We often argue that only misfortune can bring us together. We do help each other during snowstorms; we do open our hearts and our houses to victims of an immediate disaster in our vicinity; we will search all night in the woods for a lost child we do not know. All these observations properly give us hope about common humanity in a world more often characterized by thoughtlessness, self-serving action, and even downright cruelty. But we also suppose that only disaster can provoke this effect, never pleasure, and certainly not intellectual as opposed to purely visceral delight. But interest and curiosity can also bring us together--and my observations of New Yorkers reveling in nature and spontaneously talking about the sun somehow give me more hope than our joint courage in times of crisis can provide, even though unity in disaster may make me cry in sublime appreciation, while the bonding of eclipses only makes me smile.

And so I end this essay by quoting the greatest of all tributes to the sun. I have often stated my personal theory about popular writing in science. I divide this genre into two modes, which I call Galilean, for intellectual essays about nature's puzzles, and Franciscan, for lyrical pieces about nature's beauty. I honor Galileo for writing his two major works as dialogues in Italian, and therefore addressed to all thinking people in his orbit, and not in the formal Latin of churches and universities. And I honor Saint Francis of Assisi for his tributes to nature's loveliness.

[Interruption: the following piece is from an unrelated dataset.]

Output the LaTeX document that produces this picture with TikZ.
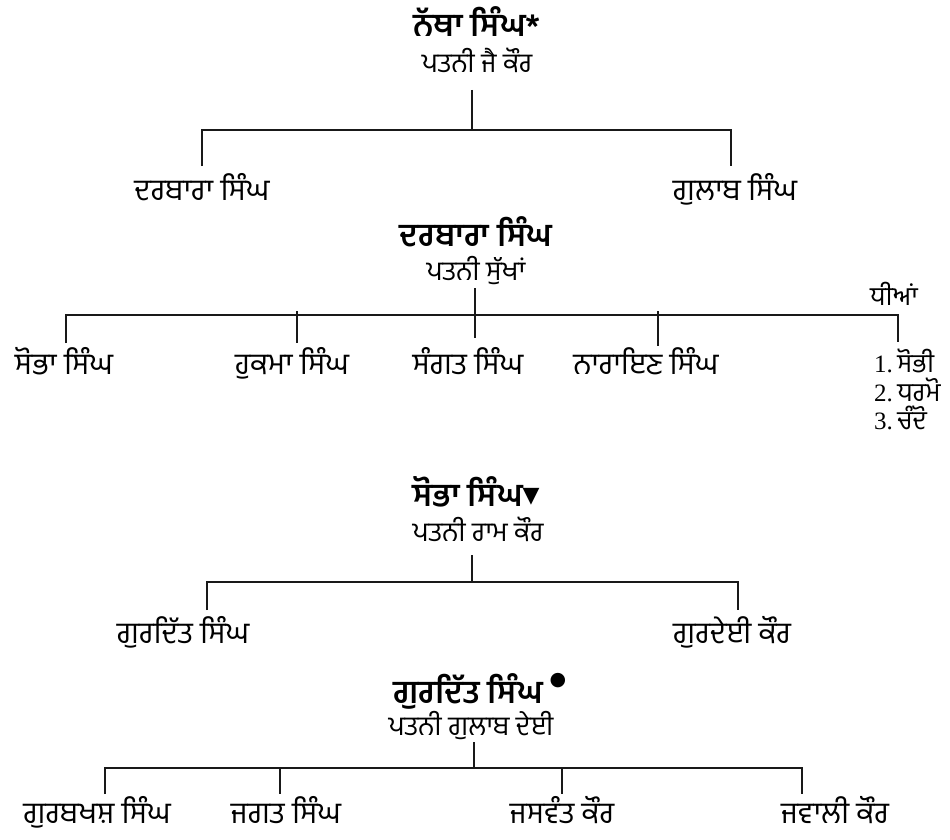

I am an unrepentant Galilean. I work in a tradition extending from the master himself, to Thomas Henry Huxley in the last century, down to J. B. S. Haldane and Peter Medawar in our own. I greatly admire Franciscan lyricism, but I don't know how to write in that mode. I began this essay with a quotation from the eponymous hero of my literary bloodline, Galileo himself. But my essay talks about the power of the sun to unify our diverse cultures and concerns, so I must end with a man I have never quoted before in these columns, the eponym of the other style--Saint Francis of Assisi. Saint Francis composed his beautiful "Canticle of Brother Sun" in 1225. He wrote in the Umbrian dialect of his local people, and his poem is often regarded as the first preserved in any modern language:

Brother Sun, who brings the day . . . How beautiful is he, how radiant in all his splendor!